Tatjana Uljanowa nimmt kein Blatt vor den Mund: «Wer ein Verbrechen verschweigt, macht sich auch dafür verantwortlich», sagt die Journalistin gegenüber der «Rundschau». Sie weiss, wovon sie spricht. Einige Wochen nach Kriegsausbruch erhielt sie als Produzentin beim Fernsehsender NTV den Auftrag, ein Video zu schneiden. Es sollte den Beschuss der Geburtenklinik in Mariupol als Fake News abtun.
«Ich habe dann vorgeschlagen, dass ich ein Video über diesen Angriff mache und die Opfer zeige. Sie sagten: ‹Nein, es dürfen keine Leute auf den Bildern sein. Zeige nur die zerstörten Häuser, keine Leute.› Ich habe damals in den Chat meiner Familie geschrieben, dass ich wohl bald kündigen werde. Denn jetzt zwingen sie mich, zu sagen, dass der Angriff auf die Geburtenklinik ein Fake ist.»
Die Literaturwissenschafterin Sylvia Sasse forscht zur russischen Desinformation. «Im Grunde bekommt die russische Bevölkerung die gesamte Welt als verkehrte Welt vorgeführt. Alles wird einmal umgedreht», sagt die Professorin der Universität Zürich.

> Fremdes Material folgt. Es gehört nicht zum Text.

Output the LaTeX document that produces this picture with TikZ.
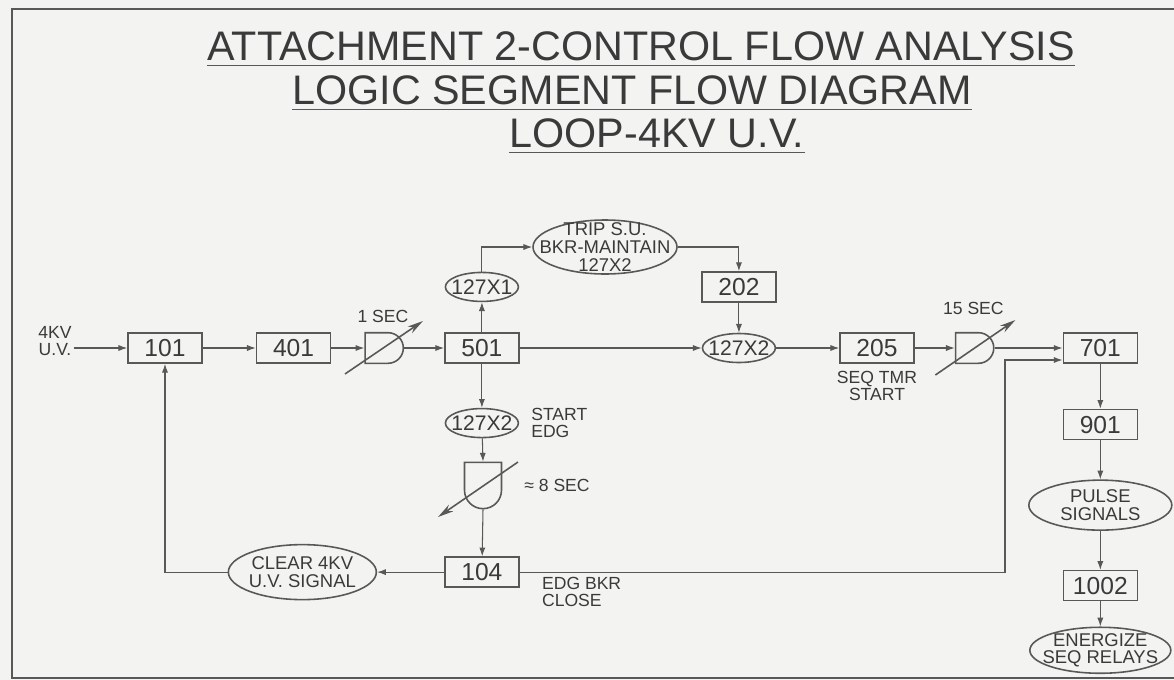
\documentclass[tikz,border=0pt]{standalone}
\usepackage{fontspec}
\setmainfont{Liberation Sans}
\usetikzlibrary{shapes.geometric,shapes.gates.logic.US,arrows.meta,positioning}
\definecolor{Ink}{HTML}{3A3A3A}
\definecolor{Wire}{HTML}{585858}
\definecolor{Paper}{HTML}{F3F3F1}

\begin{document}
\begin{tikzpicture}[x=0.02cm, y=-0.02cm, every node/.style={text=Ink},
  blk/.style={rectangle, draw=Wire, line width=0.9pt, minimum width=1.48cm, minimum height=0.6cm, inner sep=0pt, font=\fontsize{14}{14}\selectfont},
  oval/.style={ellipse, draw=Wire, line width=0.9pt, inner xsep=-6pt, inner ysep=0pt, minimum width=1.46cm, minimum height=0.58cm, font=\fontsize{12}{12}\selectfont},
  bigoval/.style={ellipse, draw=Wire, line width=0.9pt, inner xsep=-20pt, inner ysep=-8pt, align=center, font=\fontsize{10.5}{10.2}\selectfont},
  delay/.style={and gate US, draw=Wire, line width=0.9pt, minimum width=0.68cm, minimum height=0.6cm, inner sep=0pt},
  lbl/.style={font=\fontsize{10}{9.6}\selectfont, align=center, inner sep=1pt},
  conn/.style={draw=Wire, line width=0.6pt, -{Latex[length=5pt,width=3.5pt]}},
  adj/.style={draw=Wire, line width=0.9pt, -{Stealth[length=9pt,width=4.5pt]}},
  ttl/.style={font=\fontsize{23.5}{23.5}\selectfont, inner sep=0pt}]

  \path[use as bounding box, fill=Paper] (0,0) rectangle (1174,680);
  \draw[Wire, line width=1pt] (1174,9) -- (12,9) -- (12,678) -- (1174,678);

  % title
  \node[ttl] (ti1) at (641,46) {ATTACHMENT 2-CONTROL FLOW ANALYSIS};
  \node[ttl] (ti2) at (632,90) {LOGIC SEGMENT FLOW DIAGRAM};
  \node[ttl] (ti3) at (657,133) {LOOP-4KV U.V.};
  \foreach \t in {ti1,ti2,ti3}
    \draw[Wire, line width=0.8pt] ([yshift=-2.5pt]\t.south west) -- ([yshift=-2.5pt]\t.south east);

  % main row
  \node[blk] (b101) at (165,348) {101};
  \node[blk, right=1.06cm of b101] (b401) {401};
  \node[delay, right=0.66cm of b401] (g1) {};
  \node[blk, right=0.8cm of g1] (b501) {501};
  \node[oval, right=3.64cm of b501] (x2b) {127X2};
  \node[blk, right=1.26cm of x2b] (b205) {205};
  \node[delay, right=0.8cm of b205] (g2) {};
  \node[blk, right=1.36cm of g2] (b701) {701};

  % upper branch
  \node[oval, above=0.6cm of b501] (x1) {127X1};
  \node[bigoval, minimum width=2.88cm, minimum height=1.08cm] (trip) at (605,247) {TRIP S.U.\\BKR-MAINTAIN\\127X2};
  \node[blk, above=0.6cm of x2b] (b202) {202};

  % lower branch
  \node[oval, below=0.88cm of b501] (x2c) {127X2};
  \node[delay, rotate=-90, minimum width=0.74cm, minimum height=0.74cm] (g3) at (483,484) {};
  \node[blk, below=2.36cm of x2c] (b104) {104};
  \node[bigoval, minimum width=2.96cm, minimum height=1.1cm, left=1.34cm of b104] (clr) {CLEAR 4KV\\U.V. SIGNAL};

  % right column
  \node[blk, below=0.9cm of b701] (b901) {901};
  \node[bigoval, minimum width=2.86cm, minimum height=1.0cm, below=0.78cm of b901] (pulse) {PULSE\\SIGNALS};
  \node[blk, below=0.78cm of pulse] (b1002) {1002};
  \node[bigoval, minimum width=2.82cm, minimum height=0.92cm, below=0.5cm of b1002] (ener) {ENERGIZE\\SEQ RELAYS};

  % labels
  \node[lbl] (inp) at (55,341) {4KV\\U.V.};
  \node[lbl, above=0.15cm of g1] (t1) {1 SEC};
  \node[lbl, above=0.3cm of g2] (t2) {15 SEC};
  \node[lbl, below=0.1cm of b205] (t3) {SEQ TMR\\START};
  \node[lbl, align=left, right=0.2cm of x2c] (t4) {START\\EDG};
  \node[lbl] (t5) at (557,485) {≈ 8 SEC};
  \node[lbl, align=left, anchor=north west] (t6) at (540,575) {EDG BKR\\CLOSE};
  \coordinate (turn) at (1005,360);

  % connectors
  \draw[conn] (inp.east |- b101.west) -- (b101.west);
  \draw[conn] (b101) -- (b401);
  \draw[conn] (b401) -- (g1.west);
  \draw[conn] (g1.east) -- (b501);
  \draw[conn] (b501) -- (x2b);
  \draw[conn] (x2b) -- (b205);
  \draw[conn] (b205) -- (g2.west);
  \draw[conn] (g2.east) -- (g2.east -| b701.west);
  \draw[conn] (b501) -- (x1);
  \draw[conn] (x1.north) |- (trip.west);
  \draw[conn] (trip.east) -| (b202.north);
  \draw[conn] (b202) -- (x2b);
  \draw[conn] (b501) -- (x2c);
  \draw[conn] (x2c) -- (g3.west);
  \draw[conn] (g3.east) -- (b104);
  \draw[conn] (b104) -- (clr);
  \draw[conn] (clr.west) -| (b101.south);
  \draw[conn] (b104.east) -| (turn) -- (turn -| b701.west);
  \draw[conn] (b701) -- (b901);
  \draw[conn] (b901) -- (pulse);
  \draw[conn] (pulse) -- (b1002);
  \draw[conn] (b1002) -- (ener);

  % timer adjust arrows
  \draw[adj] ([shift={(-38,26)}]g1.center) -- ([shift={(40,-27)}]g1.center);
  \draw[adj] ([shift={(-38,27)}]g2.center) -- ([shift={(42,-28)}]g2.center);
  \draw[adj] ([shift={(35,-22)}]g3.center) -- ([shift={(-45,33)}]g3.center);
\end{tikzpicture}
\end{document}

Putin führe einen Angriffskrieg, sage aber, Russland verteidige sich. Auch der Krieg selbst werde in den Medien als unecht, als Theater dargestellt. So werden im Staatsfernsehen vermeintliche Fake News entlarvt. Demnach sollen etwa die Gräueltaten von Butscha eine reine Inszenierung des Westens sein.
Dass Russland mit diesem Krieg die Ukraine von den Nazis befreie, klingt in westlichen Ohren absurd. Doch das russische Narrativ der angeblich faschistischen Ukraine ist alt. Und seit den Maidan-Protesten in Kiew 2013 wird es von den Medien verbreitet.

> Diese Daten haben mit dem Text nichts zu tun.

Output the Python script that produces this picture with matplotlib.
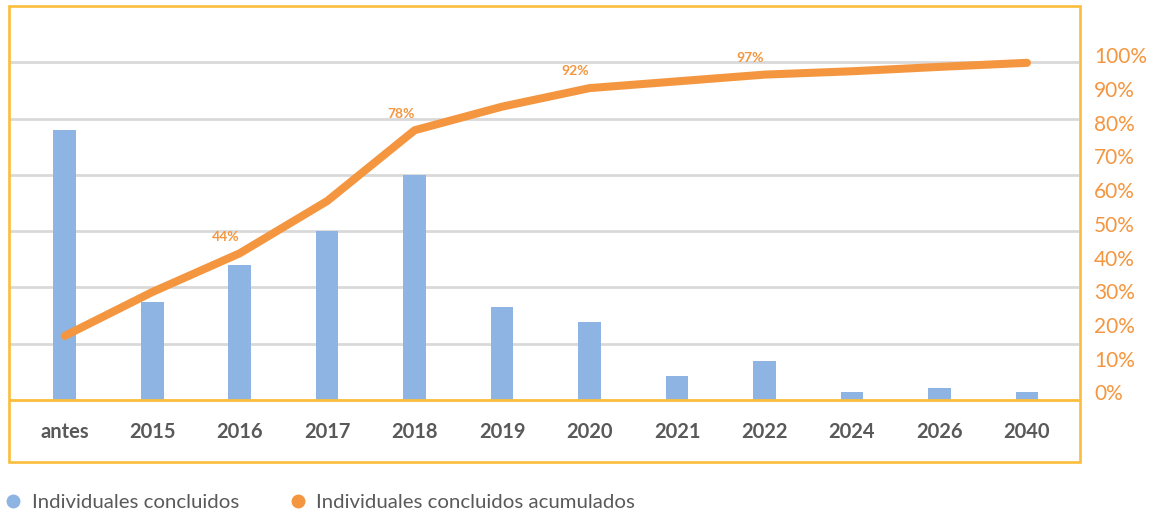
import matplotlib
matplotlib.use("Agg")
import matplotlib.pyplot as plt
from matplotlib.lines import Line2D
from matplotlib.patches import Rectangle
from matplotlib.transforms import ScaledTranslation

plt.rcParams["font.family"] = ["Lato", "DejaVu Sans"]

# --- data ---
categories = ["antes", "2015", "2016", "2017", "2018", "2019",
              "2020", "2021", "2022", "2024", "2026", "2040"]
concluidos = [48.0, 17.4, 24.0, 30.0, 40.0, 16.5, 13.8, 4.3, 6.9, 1.4, 2.1, 1.4]
acumulados = [19, 32, 43.5, 59, 80, 87, 92.5, 94.5, 96.5, 97.5, 98.8, 100]
pct_labels = ["", "", "44%", "", "78%", "", "92%", "", "97%", "", "", ""]
right_ticks = [0, 10, 20, 30, 40, 50, 60, 70, 80, 90, 100]

BLUE = "#8DB4E2"
ORANGE = "#F4963F"
YELLOW = "#FBBD3C"
GRID = "#D9D9D9"
TEXT = "#595959"

W, H = 1155, 515
fig = plt.figure(figsize=(W / 100, H / 100), dpi=100)

# plot area in pixel terms: x 10..1079, baseline y=400, top y=20
ax = fig.add_axes([10 / W, (H - 400) / H, 1069 / W, 380 / H])
x = list(range(len(categories)))

ax.bar(x, concluidos, width=0.26, color=BLUE, zorder=2)
ax.set_xlim(-0.625, 11.595)
ax.set_ylim(0, 67.5)
ax.set_yticks([10, 20, 30, 40, 50, 60])
ax.yaxis.grid(True, color=GRID, linewidth=2.0)
ax.set_axisbelow(True)
ax.set_xticks(x)
ax.set_xticklabels(categories, fontsize=14.5, fontweight="bold", color=TEXT)
for side in ["left", "right", "top"]:
    ax.spines[side].set_visible(False)
ax.spines["bottom"].set_color(YELLOW)
ax.spines["bottom"].set_linewidth(2.0)
ax.spines["bottom"].set_zorder(3)

ax2 = ax.twinx()
# twinx turns the left ticks back on, so hide them afterwards
ax.tick_params(axis="y", left=False, right=False, labelleft=False)
ax.tick_params(axis="x", length=0, pad=16)

ax2.plot(x, acumulados, color=ORANGE, linewidth=5.8,
         solid_capstyle="round", solid_joinstyle="round", zorder=4)
ax2.set_ylim(0, 112.7)
ax2.set_yticks(right_ticks)
ax2.set_yticklabels([f"{t}%" for t in right_ticks], fontsize=15, color=ORANGE)
ax2.tick_params(axis="y", length=0, pad=11)
for side in ["left", "right", "top", "bottom"]:
    ax2.spines[side].set_visible(False)
shift = ScaledTranslation(0, 7.5 / 100, fig.dpi_scale_trans)
for lab in ax2.get_yticklabels():
    lab.set_transform(lab.get_transform() + shift)

for i, txt in enumerate(pct_labels):
    if txt:
        ax2.annotate(txt, (x[i], acumulados[i]), xytext=(-10, 12),
                     textcoords="offset points", ha="center", va="center",
                     fontsize=10, fontweight="bold", color=ORANGE)

# outer chart border
fig.patches.append(Rectangle((9 / W, (H - 462) / H), 1071 / W, 456 / H,
                             transform=fig.transFigure, fill=False,
                             edgecolor=YELLOW, linewidth=1.9))

handles = [Line2D([], [], marker="o", linestyle="none", color=BLUE, markersize=9),
           Line2D([], [], marker="o", linestyle="none", color=ORANGE, markersize=9)]
fig.legend(handles, ["Individuales concluidos", "Individuales concluidos acumulados"],
           loc="center left", bbox_to_anchor=(0.0, (H - 502) / H), ncol=2,
           frameon=False, fontsize=14.7, labelcolor=TEXT,
           handlelength=0.7, handletextpad=0.55, columnspacing=2.55,
           borderaxespad=0.0, borderpad=0.3)

fig.savefig("out.png", dpi=100)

Farida Kurbangalejewa war damals Nachrichtensprecherin beim staatlichen Sender «Russland 1». Sie sagt, der Sender sei damals von einer Informations- in eine Propagandainstitution umgebaut worden.

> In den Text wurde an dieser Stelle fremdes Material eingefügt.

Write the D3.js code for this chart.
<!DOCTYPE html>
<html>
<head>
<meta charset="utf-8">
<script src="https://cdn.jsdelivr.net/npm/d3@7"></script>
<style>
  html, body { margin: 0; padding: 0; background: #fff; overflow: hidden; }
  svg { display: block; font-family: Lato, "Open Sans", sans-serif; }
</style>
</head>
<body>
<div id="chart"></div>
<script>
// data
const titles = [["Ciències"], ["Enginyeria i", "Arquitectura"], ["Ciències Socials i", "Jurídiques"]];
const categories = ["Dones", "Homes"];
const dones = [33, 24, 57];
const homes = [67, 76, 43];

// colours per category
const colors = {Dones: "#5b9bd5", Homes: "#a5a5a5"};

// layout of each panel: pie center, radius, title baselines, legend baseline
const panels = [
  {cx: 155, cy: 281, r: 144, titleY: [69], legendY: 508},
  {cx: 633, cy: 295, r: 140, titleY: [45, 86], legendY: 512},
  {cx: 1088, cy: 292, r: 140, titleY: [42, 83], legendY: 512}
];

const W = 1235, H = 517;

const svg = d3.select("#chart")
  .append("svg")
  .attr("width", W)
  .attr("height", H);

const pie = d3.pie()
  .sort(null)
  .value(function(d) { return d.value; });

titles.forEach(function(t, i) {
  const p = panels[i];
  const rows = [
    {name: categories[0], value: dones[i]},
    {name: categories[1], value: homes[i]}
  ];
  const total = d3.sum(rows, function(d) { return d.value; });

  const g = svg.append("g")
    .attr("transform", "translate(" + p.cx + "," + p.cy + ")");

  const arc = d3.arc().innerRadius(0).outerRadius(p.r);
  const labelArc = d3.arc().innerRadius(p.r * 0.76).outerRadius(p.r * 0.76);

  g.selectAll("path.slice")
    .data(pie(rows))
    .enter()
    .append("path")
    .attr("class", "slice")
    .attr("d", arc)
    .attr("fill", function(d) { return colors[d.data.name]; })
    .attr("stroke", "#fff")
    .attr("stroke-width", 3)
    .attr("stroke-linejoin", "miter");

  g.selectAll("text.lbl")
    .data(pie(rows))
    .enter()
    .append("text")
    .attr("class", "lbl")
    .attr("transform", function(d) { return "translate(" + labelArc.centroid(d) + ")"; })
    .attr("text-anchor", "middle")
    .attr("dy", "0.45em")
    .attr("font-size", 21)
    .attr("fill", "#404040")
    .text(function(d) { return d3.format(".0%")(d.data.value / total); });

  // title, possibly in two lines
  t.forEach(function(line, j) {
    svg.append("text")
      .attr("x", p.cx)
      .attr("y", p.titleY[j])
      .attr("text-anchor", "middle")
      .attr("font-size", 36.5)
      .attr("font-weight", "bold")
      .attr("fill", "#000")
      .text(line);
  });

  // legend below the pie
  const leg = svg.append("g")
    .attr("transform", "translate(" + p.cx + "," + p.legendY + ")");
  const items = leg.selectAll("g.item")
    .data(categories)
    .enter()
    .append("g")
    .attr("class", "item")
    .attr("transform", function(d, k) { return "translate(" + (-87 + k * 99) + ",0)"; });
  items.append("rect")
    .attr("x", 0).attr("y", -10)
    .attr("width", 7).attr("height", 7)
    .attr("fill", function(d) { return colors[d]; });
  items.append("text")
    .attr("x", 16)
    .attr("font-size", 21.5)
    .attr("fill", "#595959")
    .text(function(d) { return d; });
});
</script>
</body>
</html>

Für Kurbangalejewa ist klar, dass sich Russland mit der jahrelangen Desinformation der Bevölkerung ein langfristiges Problem eingehandelt hat. «Selbst wenn Putin stirbt, stellt sich die Frage, wie man mit all jenen Leuten umgeht, die nichts anderes kennen, als das, was sie im Fernsehen gesehen haben.»
Mühlen der Desinformation mahlen weiter
Derweil mahlen die Mühlen der Desinformation weiter. Täglich schüren Experten in Talkshows Hass und Verunsicherung. Sie erzählen etwa, dass der Westen die russische Zivilisation auslöschen wolle. Oder dass Polen eine Invasion in die Ukraine plane.
Tatjana Uljanowa lebt heute in Spanien. Sie wurde entlassen, weil sie sich in den sozialen Medien kritisch zum Krieg äusserte. Danach fühlte sie sich bedroht, bat beim spanischen Konsulat in Moskau um Unterstützung und reiste aus. Derzeit lebt sie mit ihrem Freund in Barcelona. Es ist unklar, wann sie zurückkehren kann. Wer in Russland öffentlich den Darstellungen des Verteidigungsministeriums widerspricht, dem droht ein Strafverfahren.